#### Available data
++++++

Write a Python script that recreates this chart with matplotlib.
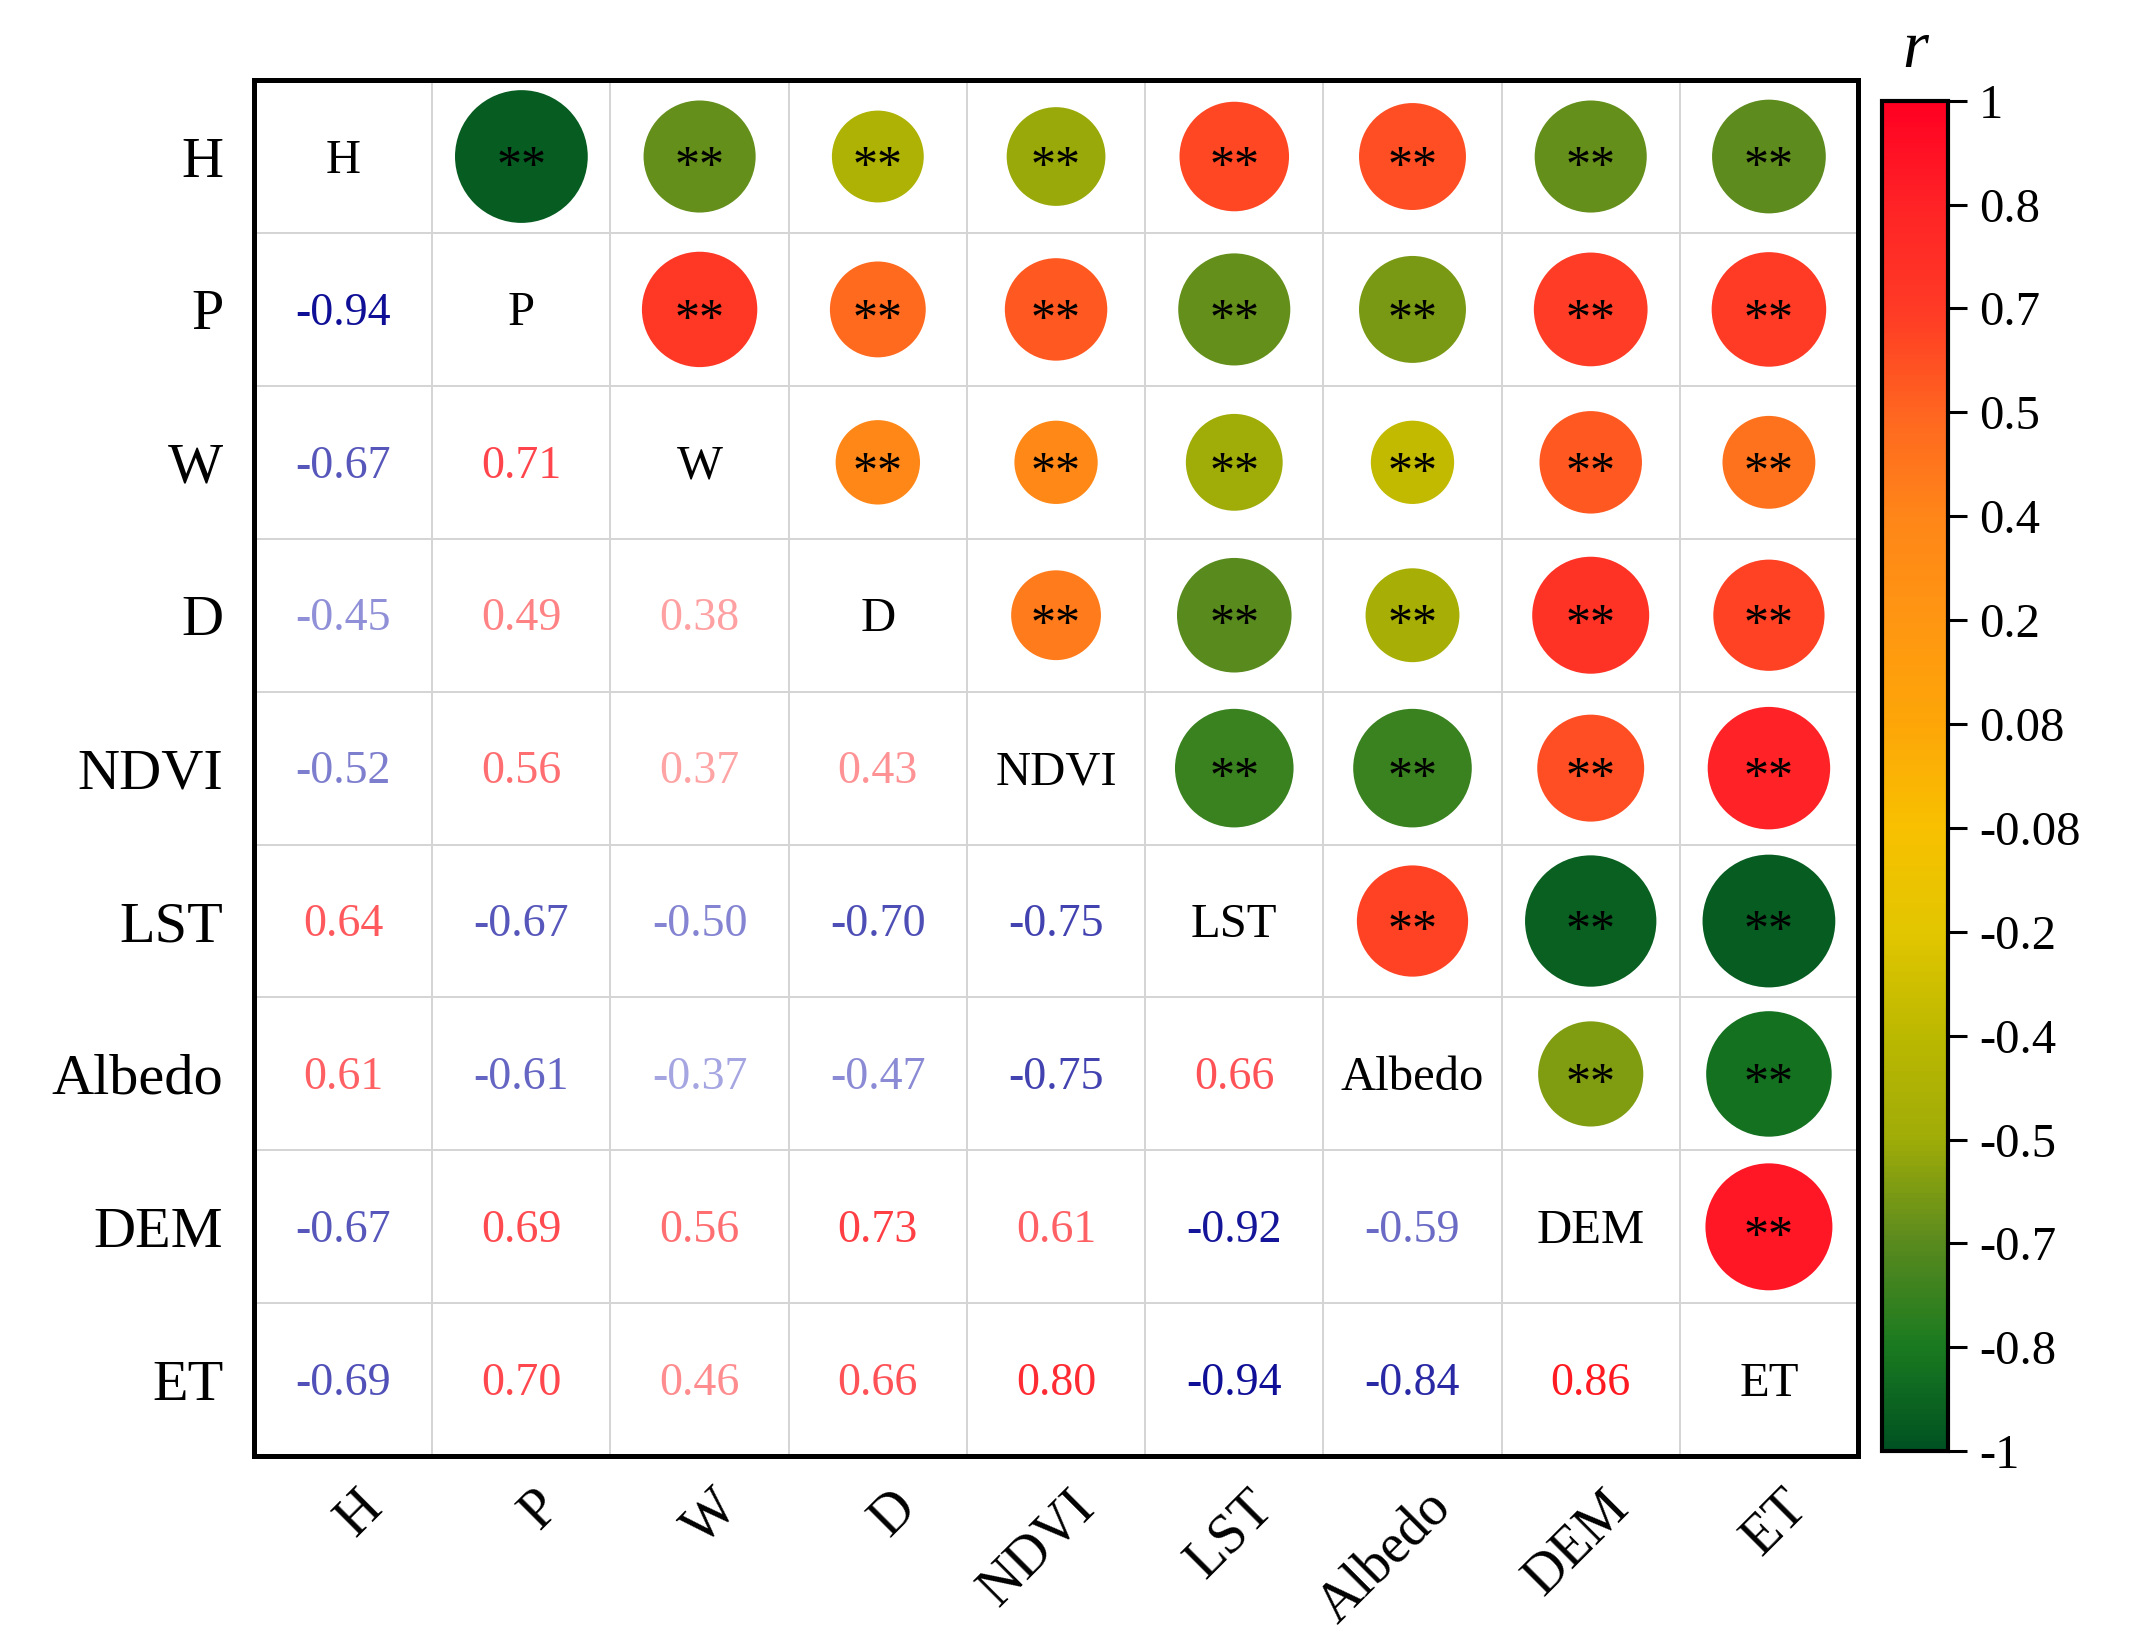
import numpy as np
import matplotlib
matplotlib.use('Agg')
import matplotlib.pyplot as plt
import matplotlib.colors as mcolors
from matplotlib.cm import ScalarMappable
from matplotlib.transforms import ScaledTranslation

plt.rcParams['font.family'] = ['Liberation Serif', 'DejaVu Serif']

# variables
names = ['H', 'P', 'W', 'D', 'NDVI', 'LST', 'Albedo', 'DEM', 'ET']

# lower triangle of the correlation matrix, row by row
r_P = [-0.94]
r_W = [-0.67, 0.71]
r_D = [-0.45, 0.49, 0.38]
r_NDVI = [-0.52, 0.56, 0.37, 0.43]
r_LST = [0.64, -0.67, -0.50, -0.70, -0.75]
r_Albedo = [0.61, -0.61, -0.37, -0.47, -0.75, 0.66]
r_DEM = [-0.67, 0.69, 0.56, 0.73, 0.61, -0.92, -0.59]
r_ET = [-0.69, 0.70, 0.46, 0.66, 0.80, -0.94, -0.84, 0.86]
lower_rows = [[], r_P, r_W, r_D, r_NDVI, r_LST, r_Albedo, r_DEM, r_ET]

# colorbar ticks (evenly spaced on the bar)
cb_ticks = [-1, -0.8, -0.7, -0.5, -0.4, -0.2, -0.08, 0.08, 0.2, 0.4, 0.5, 0.7, 0.8, 1]
cb_labels = ['-1', '-0.8', '-0.7', '-0.5', '-0.4', '-0.2', '-0.08',
             '0.08', '0.2', '0.4', '0.5', '0.7', '0.8', '1']

n = len(names)
R = np.eye(n)
for i, row in enumerate(lower_rows):
    for j, v in enumerate(row):
        R[i, j] = v
        R[j, i] = v

# colours for the circles, one node per colorbar tick
node_colors = ['#005222', '#1a7a20', '#5a8a1e', '#a0ac08', '#bcb800', '#e2c600',
               '#f8c000', '#fda608', '#ff9612', '#ff8618', '#ff6620', '#ff3a25',
               '#ff2326', '#ff0022']
cmap = mcolors.LinearSegmentedColormap.from_list(
    'rg', list(zip(np.linspace(0, 1, len(node_colors)), node_colors)))

pos = np.linspace(0, 1, len(cb_ticks))
def fwd(x):
    return np.interp(x, cb_ticks, pos)
def inv(x):
    return np.interp(x, pos, cb_ticks)
norm = mcolors.FuncNorm((fwd, inv), vmin=-1, vmax=1)

# colours for the numbers in the lower triangle
txt_cmap = mcolors.LinearSegmentedColormap.from_list(
    'bwr2', [(0.0, '#000090'), (0.35, '#b8b8ec'), (0.5, '#ffffff'),
             (0.65, '#ffb8b8'), (0.95, '#ff1018'), (1.0, '#ff0010')])

fig = plt.figure(figsize=(10.765, 8.255), dpi=200)
ax = fig.add_axes([0.118, 0.118, 0.745, 0.8335])
cax = fig.add_axes([0.874, 0.121, 0.031, 0.818])

ax.set_xlim(0, n)
ax.set_ylim(n, 0)

# circles in the upper triangle, area ~ |r|
xs, ys, vals = [], [], []
for i in range(n):
    for j in range(i + 1, n):
        xs.append(j + 0.5)
        ys.append(i + 0.5)
        vals.append(R[i, j])
vals = np.array(vals)
ax.scatter(xs, ys, s=2430 * np.abs(vals), c=vals, cmap=cmap, norm=norm,
           linewidths=0, zorder=3)

star_off = ScaledTranslation(0, -0.055, fig.dpi_scale_trans)
for x, y in zip(xs, ys):
    ax.text(x, y, '**', ha='center', va='center', fontsize=18,
            color='black', zorder=4, transform=ax.transData + star_off)

# numbers in the lower triangle, names on the diagonal
txt_off = ScaledTranslation(0, -0.02, fig.dpi_scale_trans)
for i in range(n):
    ax.text(i + 0.5, i + 0.5, names[i], ha='center', va='center',
            fontsize=17.5, color='black', transform=ax.transData + txt_off)
    for j in range(i):
        v = R[i, j]
        ax.text(j + 0.5, i + 0.5, f'{v:.2f}', ha='center', va='center',
                fontsize=16.5, color=txt_cmap((v + 1) / 2),
                transform=ax.transData + txt_off)

# grid
ax.set_xticks(np.arange(n + 1), minor=True)
ax.set_yticks(np.arange(n + 1), minor=True)
ax.grid(which='minor', color='#d4d4d4', linewidth=0.7)
ax.tick_params(which='both', length=0)

ax.set_xticks(np.arange(n) + 0.5)
ax.set_yticks(np.arange(n) + 0.5)
ax.set_yticklabels(names, fontsize=21)
ax.set_xticklabels(names, fontsize=20, rotation=45, ha='right', va='top',
                   rotation_mode='anchor')
ax.tick_params(axis='y', pad=11)
ax.tick_params(axis='x', pad=9)
xoff = ScaledTranslation(0.06, 0, fig.dpi_scale_trans)
for lab in ax.get_xticklabels():
    lab.set_transform(lab.get_transform() + xoff)

for sp in ax.spines.values():
    sp.set_linewidth(1.8)

# colorbar
cb = fig.colorbar(ScalarMappable(norm=norm, cmap=cmap), cax=cax)
cb.set_ticks(cb_ticks, labels=cb_labels)
cb.ax.tick_params(labelsize=17.5, length=7, width=1.1, pad=4)
cb.outline.set_linewidth(1.5)
cax.set_title('r', fontsize=24, style='italic', pad=12)

fig.savefig('out.png', dpi=200)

++++++

#### What is expected
Return only the lines from the start of the data through the line that contains "plt.rcParams['font.family'] = ['Liberation", please, copying them exactly and omitting all pictures.

#### Answer below
Write a Python script that recreates this chart with matplotlib.
import numpy as np
import matplotlib
matplotlib.use('Agg')
import matplotlib.pyplot as plt
import matplotlib.colors as mcolors
from matplotlib.cm import ScalarMappable
from matplotlib.transforms import ScaledTranslation

plt.rcParams['font.family'] = ['Liberation Serif', 'DejaVu Serif']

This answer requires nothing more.